In 2008 he competed in the Middle-East for the first time, taking fifth place and at the high-stakes Ras Al Khaimah Half Marathon with a season's best of 1:00:35. Mogusu won at the Kanto University Track and Field Championships, beating Daniel Gitau and recording a 10,000 metres personal best of 27:27.64 – a championship record and within the Olympic "A" standard for the distance. He did not make the Olympic team but he continued winning on the road racing circuit, leading the Sapporo Half Marathon from the 4 km onwards to take his third victory on the course. He was selected for the Kenyan team at the 2008 IAAF World Half Marathon Championships, but he failed to finish the race in Rio de Janeiro.

At the 2009 Kagawa Marugame Half Marathon, only Daniel Gitau challenged Mogusu, but his front-running tactics prevailed as he maintained his lead to the finish to win his second title with a time of 1:00:37. Mogusu was driving in his native Kenya in March 2009 when he became involved in a car crash. While he, Daniel Gitau and Cosmas Ondiba were uninjured, their new Team Aidem coach Sho Kimura was hospitalised. Guilt and shock over the incident interrupted Mogusu's training that year. He set a 10,000 m track best of 27:26.56 in Niigata in May 2009. He made plans to make his marathon debut at the Fukuoka Marathon in 2009, but he dropped out at around the 30 km mark.

He was runner up at the Kagawa Marugame race in February (losing to Daniel Gitau) and was again the second-placer at the Sendai Half Marathon in May, running 1:01:34 to finish behind Martin Mathathi. His third appearance over the distance that year came at the Sapporo Half Marathon, but finished out of the top three and had to settle for fifth place. He made his marathon debut at the Hokkaido Marathon in August. Although he led the race at the 35 km point, he faded in the latter stages and finished in third place, recording 2:16:38 on the hot and humid course.

He took an early lead at the Marugame Half Marathon in February 2011, but slowed and ended up in third. The opposite occurred at the Sapporo race in June as he overtook runners in the second half of the race to claim a clear second place.
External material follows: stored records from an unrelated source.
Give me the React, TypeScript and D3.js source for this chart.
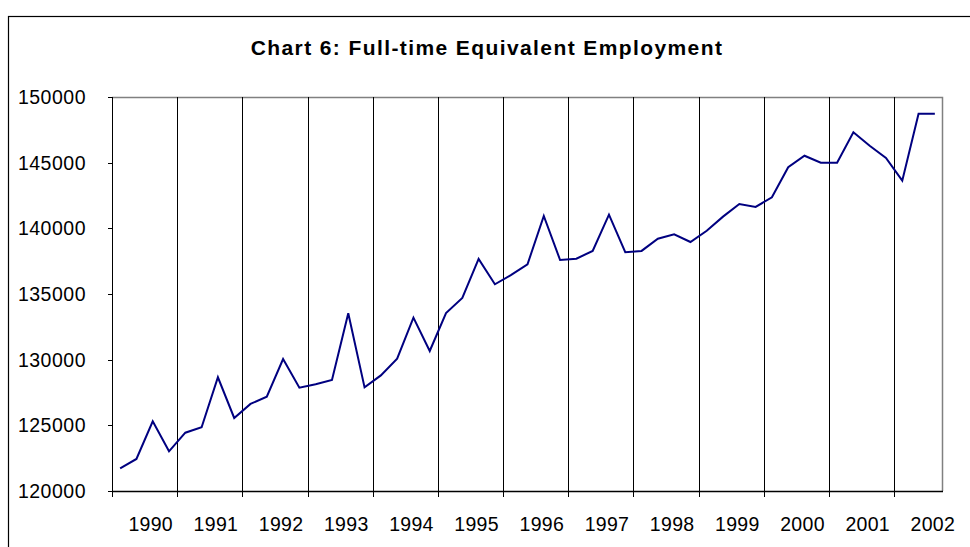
import React, { useEffect, useRef } from 'react';
import * as d3 from 'd3';

// quarterly FTE employment, 1990 Q1 .. 2002 Q3
const years = [1990, 1991, 1992, 1993, 1994, 1995, 1996, 1997, 1998, 1999, 2000, 2001, 2002];
const quartersPerYear = [4, 4, 4, 4, 4, 4, 4, 4, 4, 4, 4, 4, 3];
const employment = [
  121730, 122440, 125310, 123020, 124440, 124850, 128660, 125560, 126630, 127180,
  130050, 127870, 128130, 128450, 133530, 127890, 128800, 130080, 133200, 130660,
  133550, 134700, 137670, 135740, 136450, 137260, 140940, 137590, 137690, 138280,
  141040, 138180, 138280, 139210, 139550, 138960, 139820, 140890, 141850, 141630,
  142360, 144650, 145530, 145000, 145000, 147310, 146290, 145360, 143630, 148730,
  148730,
];
const yTicks = [120000, 125000, 130000, 135000, 140000, 145000, 150000];
const title = 'Chart 6: Full-time Equivalent Employment';

const categories: string[] = [];
years.forEach((yr, i) => {
  for (let q = 1; q <= quartersPerYear[i]; q++) categories.push(`${yr} Q${q}`);
});

const App = () => {
  const svgRef = useRef<SVGSVGElement>(null);

  useEffect(() => {
    const width = 970;
    const height = 547;
    const margin = { top: 97, right: 27, bottom: 56, left: 112 };
    const font = '"Liberation Sans", Arial, sans-serif';

    const svg = d3.select(svgRef.current)
      .attr('width', width)
      .attr('height', height);
    svg.selectAll('*').remove();

    const x = d3.scaleBand<string>()
      .domain(categories)
      .range([margin.left, width - margin.right])
      .padding(0);

    const y = d3.scaleLinear()
      .domain([120000, 150000])
      .range([height - margin.bottom, margin.top]);

    // chart area border
    svg.append('rect')
      .attr('x', 8.5).attr('y', 16.5)
      .attr('width', 1000).attr('height', 600)
      .attr('fill', 'white')
      .attr('stroke', '#000')
      .attr('stroke-width', 1.2);

    svg.append('text')
      .attr('x', 487).attr('y', 55)
      .attr('text-anchor', 'middle')
      .attr('font-family', font)
      .attr('font-weight', 'bold')
      .attr('font-size', 21)
      .attr('letter-spacing', 1.4)
      .text(title);

    const x0 = x.range()[0];
    const x1 = x.range()[1];
    const yBottom = y(120000);
    const yTop = y(150000);

    // plot area frame (gray top/right)
    svg.append('path')
      .attr('d', `M${x0},${yTop + 0.5}H${x1 - 0.5}V${yBottom}`)
      .attr('fill', 'none')
      .attr('stroke', '#808080')
      .attr('stroke-width', 1.5);

    // year boundary gridlines and ticks
    const boundaries = categories.filter((c, i) => i % 4 === 0).map(c => x(c)!);
    svg.append('g')
      .selectAll('line')
      .data(boundaries.slice(1))
      .join('line')
      .attr('x1', d => Math.round(d) + 0.5).attr('x2', d => Math.round(d) + 0.5)
      .attr('y1', yTop).attr('y2', yBottom)
      .attr('stroke', '#000')
      .attr('stroke-width', 1);

    svg.append('g')
      .selectAll('line')
      .data(boundaries)
      .join('line')
      .attr('x1', d => Math.round(d) + 0.5).attr('x2', d => Math.round(d) + 0.5)
      .attr('y1', yBottom).attr('y2', yBottom + 6)
      .attr('stroke', '#000');

    // y axis
    svg.append('line')
      .attr('x1', x0 + 0.5).attr('x2', x0 + 0.5)
      .attr('y1', yTop).attr('y2', yBottom)
      .attr('stroke', '#000');
    const yAxis = svg.append('g');
    yAxis.selectAll('line')
      .data(yTicks)
      .join('line')
      .attr('x1', x0 - 4).attr('x2', x0)
      .attr('y1', d => Math.round(y(d)) + 0.5).attr('y2', d => Math.round(y(d)) + 0.5)
      .attr('stroke', '#000');
    yAxis.selectAll('text')
      .data(yTicks)
      .join('text')
      .attr('x', x0 - 26)
      .attr('y', d => y(d))
      .attr('dy', '0.36em')
      .attr('text-anchor', 'end')
      .attr('font-family', font)
      .attr('font-size', 19.5)
      .attr('letter-spacing', 0.5)
      .text(d => String(d));

    // x axis
    svg.append('line')
      .attr('x1', x0).attr('x2', x1)
      .attr('y1', Math.round(yBottom) + 0.5).attr('y2', Math.round(yBottom) + 0.5)
      .attr('stroke', '#000')
      .attr('stroke-width', 1.3);

    svg.append('g')
      .selectAll('text')
      .data(years)
      .join('text')
      .attr('x', d => x(`${d} Q3`)! + x.bandwidth() / 2 - 2)
      .attr('y', yBottom + 40)
      .attr('text-anchor', 'middle')
      .attr('font-family', font)
      .attr('font-size', 19.5)
      .attr('letter-spacing', 0.3)
      .text(d => String(d));

    // series
    const line = d3.line<number>()
      .x((d, i) => x(categories[i])! + x.bandwidth() / 2)
      .y(d => y(d));

    svg.append('path')
      .datum(employment)
      .attr('d', line)
      .attr('fill', 'none')
      .attr('stroke', '#000080')
      .attr('stroke-width', 2)
      .attr('stroke-linejoin', 'miter');
  }, []);

  return (
    <svg ref={svgRef} style={{ position: 'absolute', left: 0, top: 0, display: 'block' }} />
  );
};

export default App;
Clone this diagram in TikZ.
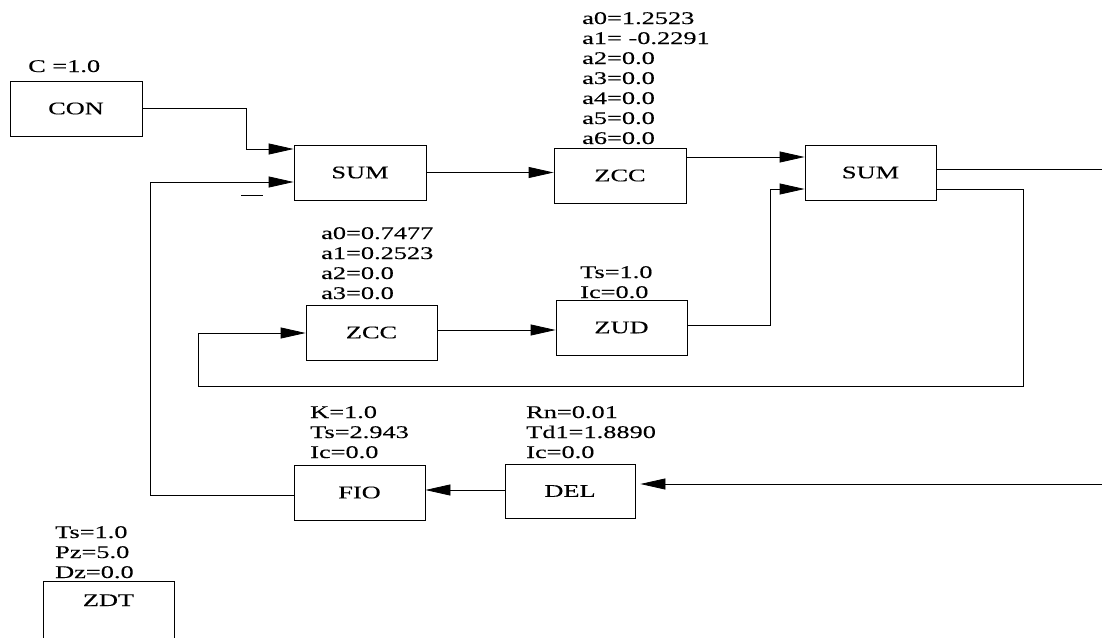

He finished second again in Sapporo the following year, placing behind Martin Mathathi.

==Personal bests==

| Event | Time (m:s) | Venue | Date |
|---|---|---|---|
| 5000 m | 13:27.14 | Tokyo, Japan | 15 May 2005 |
| 10,000 m | 27:26.56 | Niigata, Japan | 31 May 2009 |
| Half marathon | 59:48 | Marugame, Japan | 4 February 2007 |
| Marathon | 2:16:38 | Sapporo, Japan | 28 August 2010 |

- All information taken from IAAF profile.